We are selfish communicators.
When we speak, we want people to understand our perspective. When we sell, we want to tell prospects what they should buy and why. When we lead, we want people to do what we say. When we debate, we just want everyone to know why we’re right.
We think that all that matters is the words we say, or rather, the meaning we intend to communicate with the words we say.
But if we really want to be heard, if we want our stories and our suggestions to make a difference, our idea of communication has to change.
This is important…
Everyone is living in their own unique reality. A special movie playing in each of our minds, based on what we see, hear, and feel, combined with our own past experiences, beliefs, values, and triggers.
And because we are never sure what movie is playing inside someone else’s head, we’re taking a gamble every time we communicate focusing only on the words based on our own internal movie. So how do you get around that?
How do you communicate in a way that projects the picture you want into someone’s mind, so that they take the action you want them to?
Here are 5 tips to help you communicate with more influence:
Rapport is a feeling of connection or harmony between people. And without it, you’re more likely to be misunderstood and met with resistance. So always start with building rapport, in any situation. It can be as easy as asking someone questions about themselves, talking about similar experiences, or even matching their physical posture and gestures.
In school we’re taught to just obey our teachers and trust that our obedience will be rewarded somehow. As if, one day, we’ll be faced with some dilemma and our ability to identify the correct parallelogram will be our only route to success… and we can’t be told what that situation might be, we can only hold on to the suggestion that we must know about parallelograms should that day ever come.
In real life, people are more likely to learn, to remember, and to obey if they understand why.
What problems are you solving? How will it benefit them? Where will they be able to use those benefits in the future?

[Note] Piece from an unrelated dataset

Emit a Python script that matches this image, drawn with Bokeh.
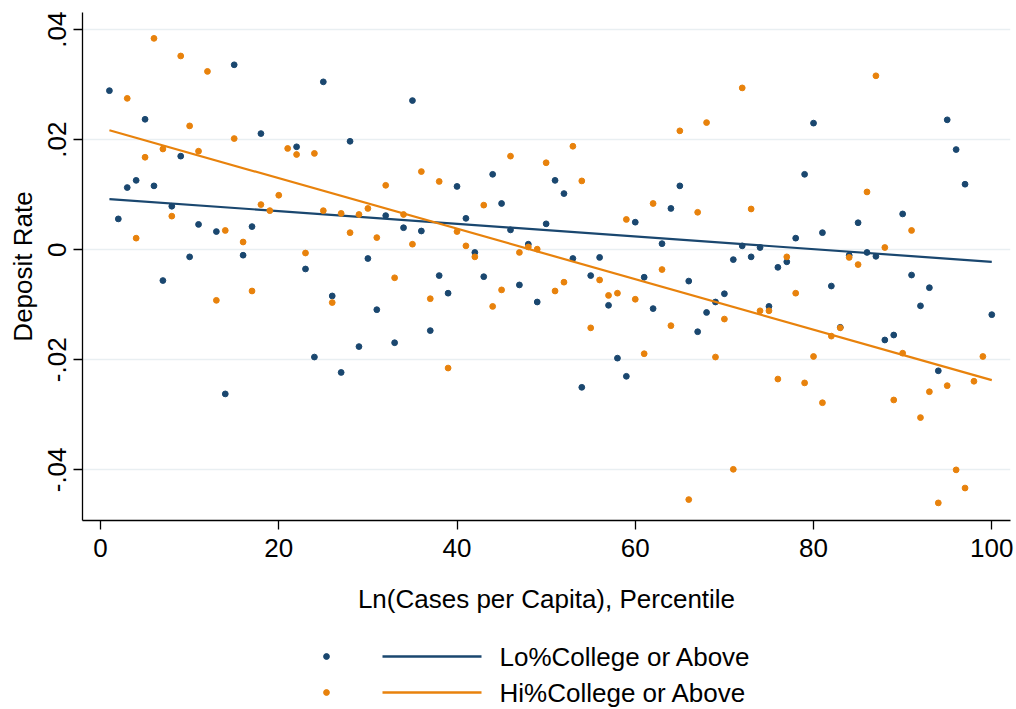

Sometimes, when you have sufficient rapport and a good “why”, making a direct suggestion is good enough. Sometimes a direct suggestion will inadvertently create unconscious obstacles, and you’ll meet resistance. Some people will reject you solely based on the fact that you made a direct suggestion.
It’s important to structure your suggestion in a way that it creates the right projection inside someone’s mind, and I teach over 60 techniques to do just that and to minimize resistance.
After you’ve made your suggestion or presented your message, you probably don’t want it to be forgotten. That’s when future-pacing comes in handy. Future Pacing is the process of walking someone through visualizing what will happen in the future, like when they’ve completed the action you’re suggesting and will start to see the benefits of it. If they see, in their own mind, how good it will be to complete the action, or remember your message at key moments, they will be more likely to follow through to the fulfillment of that image.
These are some basic, and very general tips that can help in all kinds of situations. Consider how useful they can be for you.